E é nesses momentos que a vida, na sua infinita paciência e sabedoria...
Nuno Michaels
Ser espiritual é ser um: um conosco, um com toda a criação. Mas antes de nos perdermos no todo, temos de nos encontrar como indivíduos.
O que significa 'indivíduo'? Significa ser uno e indivisível, ter a audácia e a coragem e a consciência necessárias para se ser quem se é - ou quem se nasceu para ser. Por isso o processo, psicológico e espiritual, a que se chama 'individuação' é uma jornada em direção à unidade, à totalidade, à integridade.
Como? Reunindo o que em nós está, por natureza e condição, dividido: luz e sombra, consciente e inconsciente, corpo e espírito, matéria e energia, ação e passividade, movimento e repouso, masculino e feminino, instinto de separar e instinto de unir.
Tornarmo-nos indivíduos significa religar as partes de nós que estão divididas numa síntese criativa que é mais do que a soma das metades em conflito. E esse processo só se inicia quando reconhecemos que somos seres divididos, aprisionados entre dois princípios opostos que contêm em si próprios a promessa da sua reunião.

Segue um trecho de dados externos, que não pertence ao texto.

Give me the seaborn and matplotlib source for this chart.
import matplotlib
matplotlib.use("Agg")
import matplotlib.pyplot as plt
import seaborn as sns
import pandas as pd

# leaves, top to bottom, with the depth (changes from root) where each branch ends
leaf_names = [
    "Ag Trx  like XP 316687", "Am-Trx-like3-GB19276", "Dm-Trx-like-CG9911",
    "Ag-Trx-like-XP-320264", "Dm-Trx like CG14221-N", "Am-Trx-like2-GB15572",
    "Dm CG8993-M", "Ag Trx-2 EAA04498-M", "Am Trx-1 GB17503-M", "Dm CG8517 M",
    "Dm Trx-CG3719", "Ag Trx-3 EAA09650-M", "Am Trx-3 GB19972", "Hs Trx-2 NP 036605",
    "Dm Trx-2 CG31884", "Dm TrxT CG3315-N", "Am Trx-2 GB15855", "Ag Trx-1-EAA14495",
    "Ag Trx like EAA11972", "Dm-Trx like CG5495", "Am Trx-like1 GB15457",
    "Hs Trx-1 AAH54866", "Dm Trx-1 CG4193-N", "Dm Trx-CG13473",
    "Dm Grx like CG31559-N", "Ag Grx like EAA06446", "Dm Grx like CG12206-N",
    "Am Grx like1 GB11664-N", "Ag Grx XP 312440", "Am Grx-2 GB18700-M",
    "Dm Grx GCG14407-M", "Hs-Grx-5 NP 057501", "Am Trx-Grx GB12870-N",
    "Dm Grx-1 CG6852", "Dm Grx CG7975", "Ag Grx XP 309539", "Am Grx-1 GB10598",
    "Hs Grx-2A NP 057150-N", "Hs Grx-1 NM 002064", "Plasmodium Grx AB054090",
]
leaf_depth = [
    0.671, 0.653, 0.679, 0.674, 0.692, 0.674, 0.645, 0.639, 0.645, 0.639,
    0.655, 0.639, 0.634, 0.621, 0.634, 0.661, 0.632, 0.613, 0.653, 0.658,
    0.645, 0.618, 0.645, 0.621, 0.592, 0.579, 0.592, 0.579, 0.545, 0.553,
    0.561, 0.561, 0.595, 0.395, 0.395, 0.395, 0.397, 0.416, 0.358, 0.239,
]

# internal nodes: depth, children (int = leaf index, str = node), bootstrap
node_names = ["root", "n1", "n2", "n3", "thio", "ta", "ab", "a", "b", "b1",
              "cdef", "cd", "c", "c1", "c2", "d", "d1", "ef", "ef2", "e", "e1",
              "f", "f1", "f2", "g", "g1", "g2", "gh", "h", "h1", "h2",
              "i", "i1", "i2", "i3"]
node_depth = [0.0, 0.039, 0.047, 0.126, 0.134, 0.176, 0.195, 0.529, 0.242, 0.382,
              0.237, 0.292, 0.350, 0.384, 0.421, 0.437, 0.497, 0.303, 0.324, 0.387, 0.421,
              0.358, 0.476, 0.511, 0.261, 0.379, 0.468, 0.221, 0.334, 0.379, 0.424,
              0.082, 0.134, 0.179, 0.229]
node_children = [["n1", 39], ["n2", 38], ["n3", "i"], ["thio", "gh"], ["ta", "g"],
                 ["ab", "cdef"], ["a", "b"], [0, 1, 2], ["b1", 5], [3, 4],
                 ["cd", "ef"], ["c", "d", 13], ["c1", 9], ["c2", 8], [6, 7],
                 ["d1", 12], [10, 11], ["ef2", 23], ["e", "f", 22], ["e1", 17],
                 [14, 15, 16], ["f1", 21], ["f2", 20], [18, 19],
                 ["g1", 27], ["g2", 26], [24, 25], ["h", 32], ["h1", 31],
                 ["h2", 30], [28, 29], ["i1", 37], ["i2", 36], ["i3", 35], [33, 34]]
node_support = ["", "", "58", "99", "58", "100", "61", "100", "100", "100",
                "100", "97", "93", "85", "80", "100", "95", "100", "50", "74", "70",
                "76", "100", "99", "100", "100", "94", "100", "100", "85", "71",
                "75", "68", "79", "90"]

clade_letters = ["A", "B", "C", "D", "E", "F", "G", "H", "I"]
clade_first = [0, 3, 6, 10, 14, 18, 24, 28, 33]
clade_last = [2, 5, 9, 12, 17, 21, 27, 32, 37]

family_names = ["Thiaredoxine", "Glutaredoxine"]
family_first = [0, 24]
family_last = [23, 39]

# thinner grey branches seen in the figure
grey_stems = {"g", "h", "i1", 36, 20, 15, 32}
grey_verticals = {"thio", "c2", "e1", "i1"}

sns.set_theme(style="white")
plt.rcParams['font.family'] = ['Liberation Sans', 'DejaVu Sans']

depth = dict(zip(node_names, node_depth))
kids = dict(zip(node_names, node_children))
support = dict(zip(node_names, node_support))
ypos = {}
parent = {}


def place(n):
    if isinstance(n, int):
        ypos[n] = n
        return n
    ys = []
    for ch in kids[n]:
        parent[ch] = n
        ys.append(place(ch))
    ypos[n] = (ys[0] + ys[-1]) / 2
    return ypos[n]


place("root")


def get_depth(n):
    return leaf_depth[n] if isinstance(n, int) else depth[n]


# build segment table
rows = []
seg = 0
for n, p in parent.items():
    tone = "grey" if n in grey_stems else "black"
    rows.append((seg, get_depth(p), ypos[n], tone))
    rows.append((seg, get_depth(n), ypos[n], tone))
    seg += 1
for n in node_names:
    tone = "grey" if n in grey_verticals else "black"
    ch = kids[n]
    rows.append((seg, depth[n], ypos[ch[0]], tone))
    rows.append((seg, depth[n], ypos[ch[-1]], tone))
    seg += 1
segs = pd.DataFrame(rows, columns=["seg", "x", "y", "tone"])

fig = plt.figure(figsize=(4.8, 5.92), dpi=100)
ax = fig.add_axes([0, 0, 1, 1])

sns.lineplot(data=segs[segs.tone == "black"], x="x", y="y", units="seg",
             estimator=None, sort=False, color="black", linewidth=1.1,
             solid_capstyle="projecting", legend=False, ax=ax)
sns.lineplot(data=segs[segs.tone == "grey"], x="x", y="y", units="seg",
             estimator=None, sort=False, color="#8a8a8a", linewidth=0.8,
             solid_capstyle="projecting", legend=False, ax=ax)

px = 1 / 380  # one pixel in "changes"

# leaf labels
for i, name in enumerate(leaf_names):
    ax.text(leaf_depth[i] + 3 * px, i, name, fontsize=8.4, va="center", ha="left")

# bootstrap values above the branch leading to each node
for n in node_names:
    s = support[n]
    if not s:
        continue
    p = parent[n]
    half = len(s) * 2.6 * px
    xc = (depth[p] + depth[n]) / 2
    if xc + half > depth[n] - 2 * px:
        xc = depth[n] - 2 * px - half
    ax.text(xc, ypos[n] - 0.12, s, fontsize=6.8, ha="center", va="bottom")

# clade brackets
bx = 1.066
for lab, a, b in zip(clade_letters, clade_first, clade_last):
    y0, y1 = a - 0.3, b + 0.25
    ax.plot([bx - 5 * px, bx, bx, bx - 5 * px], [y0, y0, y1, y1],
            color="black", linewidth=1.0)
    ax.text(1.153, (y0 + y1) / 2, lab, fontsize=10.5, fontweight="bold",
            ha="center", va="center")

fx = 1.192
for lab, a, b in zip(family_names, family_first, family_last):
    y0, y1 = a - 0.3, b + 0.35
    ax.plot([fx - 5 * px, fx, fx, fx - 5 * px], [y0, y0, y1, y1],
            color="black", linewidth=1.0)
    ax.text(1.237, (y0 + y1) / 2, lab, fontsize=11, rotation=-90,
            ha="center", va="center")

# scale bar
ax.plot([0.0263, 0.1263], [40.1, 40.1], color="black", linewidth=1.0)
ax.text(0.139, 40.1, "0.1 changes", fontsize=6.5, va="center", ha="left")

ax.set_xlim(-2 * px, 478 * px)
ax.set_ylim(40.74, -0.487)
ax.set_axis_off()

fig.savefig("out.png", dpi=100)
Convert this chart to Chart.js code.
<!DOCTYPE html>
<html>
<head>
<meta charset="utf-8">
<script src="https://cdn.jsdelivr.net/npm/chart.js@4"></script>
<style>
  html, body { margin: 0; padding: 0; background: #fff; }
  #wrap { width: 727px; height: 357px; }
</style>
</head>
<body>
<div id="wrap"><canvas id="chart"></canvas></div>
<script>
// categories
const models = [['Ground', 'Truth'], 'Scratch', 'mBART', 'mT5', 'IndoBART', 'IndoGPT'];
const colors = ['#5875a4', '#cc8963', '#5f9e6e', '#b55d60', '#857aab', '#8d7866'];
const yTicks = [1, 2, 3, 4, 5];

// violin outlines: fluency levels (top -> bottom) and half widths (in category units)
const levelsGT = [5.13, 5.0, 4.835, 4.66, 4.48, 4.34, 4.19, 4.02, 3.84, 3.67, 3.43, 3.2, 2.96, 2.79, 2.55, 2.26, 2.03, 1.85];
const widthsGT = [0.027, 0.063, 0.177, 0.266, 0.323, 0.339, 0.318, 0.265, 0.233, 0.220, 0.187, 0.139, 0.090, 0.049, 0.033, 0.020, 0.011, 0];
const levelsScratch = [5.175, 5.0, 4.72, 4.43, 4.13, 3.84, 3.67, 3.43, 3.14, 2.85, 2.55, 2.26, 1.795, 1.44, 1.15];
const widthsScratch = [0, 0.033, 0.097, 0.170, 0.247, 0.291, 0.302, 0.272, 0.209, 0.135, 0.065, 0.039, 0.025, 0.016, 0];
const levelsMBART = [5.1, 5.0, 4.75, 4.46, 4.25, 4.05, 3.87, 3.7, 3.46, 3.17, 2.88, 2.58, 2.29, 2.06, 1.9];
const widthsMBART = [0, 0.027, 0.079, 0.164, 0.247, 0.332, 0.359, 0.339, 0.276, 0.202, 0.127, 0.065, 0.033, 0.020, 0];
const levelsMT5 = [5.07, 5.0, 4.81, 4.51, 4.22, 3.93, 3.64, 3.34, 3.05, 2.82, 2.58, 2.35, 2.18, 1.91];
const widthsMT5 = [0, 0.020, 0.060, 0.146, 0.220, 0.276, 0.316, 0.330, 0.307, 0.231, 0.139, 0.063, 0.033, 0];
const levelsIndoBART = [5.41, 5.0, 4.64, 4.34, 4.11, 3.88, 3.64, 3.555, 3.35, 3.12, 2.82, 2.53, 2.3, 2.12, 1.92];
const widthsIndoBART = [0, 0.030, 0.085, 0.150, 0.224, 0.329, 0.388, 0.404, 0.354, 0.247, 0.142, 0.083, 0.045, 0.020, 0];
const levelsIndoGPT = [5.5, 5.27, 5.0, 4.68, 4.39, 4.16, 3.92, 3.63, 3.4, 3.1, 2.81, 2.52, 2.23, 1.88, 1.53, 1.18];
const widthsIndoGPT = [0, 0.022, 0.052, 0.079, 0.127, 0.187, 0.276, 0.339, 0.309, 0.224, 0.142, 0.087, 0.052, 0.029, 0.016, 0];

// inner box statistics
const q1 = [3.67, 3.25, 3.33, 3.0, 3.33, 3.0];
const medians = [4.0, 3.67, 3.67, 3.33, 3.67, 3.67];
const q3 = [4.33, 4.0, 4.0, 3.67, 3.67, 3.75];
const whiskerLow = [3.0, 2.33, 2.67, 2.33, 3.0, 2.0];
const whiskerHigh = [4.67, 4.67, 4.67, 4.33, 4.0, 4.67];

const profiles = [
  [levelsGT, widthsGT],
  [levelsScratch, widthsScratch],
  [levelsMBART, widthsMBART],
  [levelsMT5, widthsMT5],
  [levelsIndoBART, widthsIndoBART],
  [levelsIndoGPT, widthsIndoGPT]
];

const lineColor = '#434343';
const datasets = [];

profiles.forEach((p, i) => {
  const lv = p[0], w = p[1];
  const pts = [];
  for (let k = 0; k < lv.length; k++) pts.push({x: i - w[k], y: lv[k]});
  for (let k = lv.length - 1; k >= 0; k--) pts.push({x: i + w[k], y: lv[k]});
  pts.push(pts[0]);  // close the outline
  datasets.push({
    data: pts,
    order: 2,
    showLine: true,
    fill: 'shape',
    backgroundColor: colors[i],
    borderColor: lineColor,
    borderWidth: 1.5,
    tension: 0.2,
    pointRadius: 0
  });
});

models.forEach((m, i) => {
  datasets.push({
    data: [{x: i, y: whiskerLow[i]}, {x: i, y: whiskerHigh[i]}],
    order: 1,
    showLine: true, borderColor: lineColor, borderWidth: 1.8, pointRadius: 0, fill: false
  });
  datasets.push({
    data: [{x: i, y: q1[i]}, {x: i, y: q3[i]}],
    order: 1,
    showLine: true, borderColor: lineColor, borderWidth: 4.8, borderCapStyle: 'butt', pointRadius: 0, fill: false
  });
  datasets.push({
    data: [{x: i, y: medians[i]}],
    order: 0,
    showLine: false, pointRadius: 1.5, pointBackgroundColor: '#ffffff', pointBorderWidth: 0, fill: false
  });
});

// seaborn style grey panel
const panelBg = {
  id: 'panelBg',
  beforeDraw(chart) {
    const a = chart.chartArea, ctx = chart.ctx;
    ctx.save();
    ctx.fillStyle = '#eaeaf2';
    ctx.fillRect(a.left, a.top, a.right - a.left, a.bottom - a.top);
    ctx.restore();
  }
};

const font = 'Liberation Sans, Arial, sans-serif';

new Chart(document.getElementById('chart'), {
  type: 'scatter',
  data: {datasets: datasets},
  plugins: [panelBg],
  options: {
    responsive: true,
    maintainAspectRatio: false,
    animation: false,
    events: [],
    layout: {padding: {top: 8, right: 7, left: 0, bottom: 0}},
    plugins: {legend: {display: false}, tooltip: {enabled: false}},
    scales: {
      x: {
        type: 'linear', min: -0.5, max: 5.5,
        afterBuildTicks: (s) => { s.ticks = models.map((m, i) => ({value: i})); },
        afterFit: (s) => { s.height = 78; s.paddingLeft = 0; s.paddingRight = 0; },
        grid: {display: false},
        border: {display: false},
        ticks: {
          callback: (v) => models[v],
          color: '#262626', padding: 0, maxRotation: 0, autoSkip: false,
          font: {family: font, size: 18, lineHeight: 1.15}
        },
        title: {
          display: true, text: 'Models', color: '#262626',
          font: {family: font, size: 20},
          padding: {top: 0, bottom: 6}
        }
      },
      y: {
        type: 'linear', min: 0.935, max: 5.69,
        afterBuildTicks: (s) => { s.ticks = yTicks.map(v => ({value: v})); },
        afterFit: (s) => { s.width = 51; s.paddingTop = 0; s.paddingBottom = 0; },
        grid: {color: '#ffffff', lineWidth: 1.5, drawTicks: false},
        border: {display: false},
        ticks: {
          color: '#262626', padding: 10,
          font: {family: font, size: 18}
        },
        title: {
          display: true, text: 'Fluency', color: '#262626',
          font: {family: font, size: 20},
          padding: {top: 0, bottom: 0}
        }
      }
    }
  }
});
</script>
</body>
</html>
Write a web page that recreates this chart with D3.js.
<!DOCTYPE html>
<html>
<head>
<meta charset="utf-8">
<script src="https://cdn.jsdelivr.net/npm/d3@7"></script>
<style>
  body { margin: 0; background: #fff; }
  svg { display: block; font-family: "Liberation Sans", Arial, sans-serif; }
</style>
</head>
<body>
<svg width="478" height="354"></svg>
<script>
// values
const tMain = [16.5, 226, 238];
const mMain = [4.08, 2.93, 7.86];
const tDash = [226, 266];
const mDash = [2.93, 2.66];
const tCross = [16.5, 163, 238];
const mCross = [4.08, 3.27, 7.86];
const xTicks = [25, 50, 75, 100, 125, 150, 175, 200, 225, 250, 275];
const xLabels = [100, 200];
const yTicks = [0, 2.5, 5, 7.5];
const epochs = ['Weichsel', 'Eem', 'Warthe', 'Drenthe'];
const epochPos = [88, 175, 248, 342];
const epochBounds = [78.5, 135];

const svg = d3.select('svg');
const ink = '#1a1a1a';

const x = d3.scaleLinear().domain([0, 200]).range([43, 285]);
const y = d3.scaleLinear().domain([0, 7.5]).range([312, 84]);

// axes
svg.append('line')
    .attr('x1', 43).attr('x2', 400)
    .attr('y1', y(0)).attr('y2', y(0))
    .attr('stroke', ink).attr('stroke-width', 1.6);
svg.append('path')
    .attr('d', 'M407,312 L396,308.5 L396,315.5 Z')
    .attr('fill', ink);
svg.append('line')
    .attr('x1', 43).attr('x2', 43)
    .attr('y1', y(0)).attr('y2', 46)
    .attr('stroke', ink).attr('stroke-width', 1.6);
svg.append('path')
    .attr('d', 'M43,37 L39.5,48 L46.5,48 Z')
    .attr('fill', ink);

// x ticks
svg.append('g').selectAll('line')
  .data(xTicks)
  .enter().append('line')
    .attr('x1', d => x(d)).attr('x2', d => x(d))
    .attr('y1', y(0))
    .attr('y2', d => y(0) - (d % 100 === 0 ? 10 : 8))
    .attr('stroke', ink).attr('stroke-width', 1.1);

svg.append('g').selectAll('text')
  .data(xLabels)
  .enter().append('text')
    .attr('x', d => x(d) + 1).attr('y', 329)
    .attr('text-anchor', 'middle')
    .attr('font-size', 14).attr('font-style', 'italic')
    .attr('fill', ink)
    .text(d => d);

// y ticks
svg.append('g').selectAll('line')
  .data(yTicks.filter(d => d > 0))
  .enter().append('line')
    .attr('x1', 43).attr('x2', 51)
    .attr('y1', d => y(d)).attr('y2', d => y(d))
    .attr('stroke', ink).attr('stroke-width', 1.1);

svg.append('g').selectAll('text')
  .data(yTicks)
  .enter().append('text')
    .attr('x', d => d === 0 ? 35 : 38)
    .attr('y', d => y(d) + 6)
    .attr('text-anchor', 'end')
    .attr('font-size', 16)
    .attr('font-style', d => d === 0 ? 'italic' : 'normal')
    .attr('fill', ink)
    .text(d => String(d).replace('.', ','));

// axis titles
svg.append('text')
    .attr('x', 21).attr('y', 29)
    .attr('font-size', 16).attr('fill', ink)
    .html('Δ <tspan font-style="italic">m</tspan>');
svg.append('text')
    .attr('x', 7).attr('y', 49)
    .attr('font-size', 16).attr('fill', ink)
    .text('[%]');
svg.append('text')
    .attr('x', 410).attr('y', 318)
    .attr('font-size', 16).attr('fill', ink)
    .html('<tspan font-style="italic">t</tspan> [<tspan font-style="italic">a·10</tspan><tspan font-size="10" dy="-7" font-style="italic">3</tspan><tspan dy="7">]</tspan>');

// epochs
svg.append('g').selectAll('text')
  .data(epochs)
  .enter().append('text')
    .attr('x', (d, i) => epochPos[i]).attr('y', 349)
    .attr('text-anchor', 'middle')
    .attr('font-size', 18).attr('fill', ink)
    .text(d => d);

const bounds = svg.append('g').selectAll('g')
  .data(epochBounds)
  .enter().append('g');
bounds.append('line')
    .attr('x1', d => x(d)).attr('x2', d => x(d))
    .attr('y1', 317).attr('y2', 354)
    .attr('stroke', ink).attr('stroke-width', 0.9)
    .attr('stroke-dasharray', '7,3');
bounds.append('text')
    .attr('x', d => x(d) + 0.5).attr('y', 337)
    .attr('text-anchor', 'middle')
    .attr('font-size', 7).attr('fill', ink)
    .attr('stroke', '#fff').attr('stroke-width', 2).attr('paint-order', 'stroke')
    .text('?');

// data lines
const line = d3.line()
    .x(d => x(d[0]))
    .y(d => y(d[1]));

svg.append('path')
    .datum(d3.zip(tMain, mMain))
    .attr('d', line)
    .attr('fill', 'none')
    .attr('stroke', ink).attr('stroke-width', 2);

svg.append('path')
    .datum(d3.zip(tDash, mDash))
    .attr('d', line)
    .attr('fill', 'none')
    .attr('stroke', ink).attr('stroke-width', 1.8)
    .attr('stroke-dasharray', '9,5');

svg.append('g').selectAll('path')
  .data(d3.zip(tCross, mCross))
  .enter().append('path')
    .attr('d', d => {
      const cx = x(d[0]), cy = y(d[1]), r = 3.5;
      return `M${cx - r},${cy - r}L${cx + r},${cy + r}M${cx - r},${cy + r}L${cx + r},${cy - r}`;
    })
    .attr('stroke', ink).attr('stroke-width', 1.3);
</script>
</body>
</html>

Só que no mundo prático, concreto, pragmático e racionalista em que vivemos ninguém nos ensina que podemos ser duais, conflitantes, contraditórios - e que essa é a nossa condição natural.
Ensinam-nos, sim, a sermos a metade do que temos cá dentro: lógicos, funcionais, performativos, eficientes, produtivos, racionais, fortes, idealmente ricos, seguros e poderosos. E pergunto eu: e a nossa outra metade, por que não admiti-la, como conectá-la, como a recuperar?
É porque existe essa falha, esse hiato, esse equívoco ontológico naquilo que nos ensinam a ser que inevitavelmente, mais tarde ou mais cedo no nosso percurso de vida e por mais de uma vez, somos confrontados com a necessidade imperiosa de reencontrar a outra metade de nós - as partes que foram reprimidas, esquecidas, relegadas para o domínio do que não vivemos voluntariamente.
E é nesses momentos que a vida, na sua infinita paciência e sabedoria, nos convida a um reencontro com o 'outro' de nós próprios. E só porque não lhes reconhecemos imediatamente a oportunidade e o objetivo que encerram, vivemos esses momentos como crises. E procuramos ajuda numa terapia, num psicanalista, numa religião, num ensinamento espiritual.
E o poder dessa ajuda varia na forma mas não na essência: guiar-nos no processo de religar o que em nós estava separado. Esse é o gesto verdadeiramente religioso ou espiritual. Não é por acaso que a raiz etimológica de religião é 'religare', que significa 'voltar a unir'.
Unirmo-nos a nós mesmos e sermos um e mais amplos: essa é a verdadeira proposta de evolução espiritual.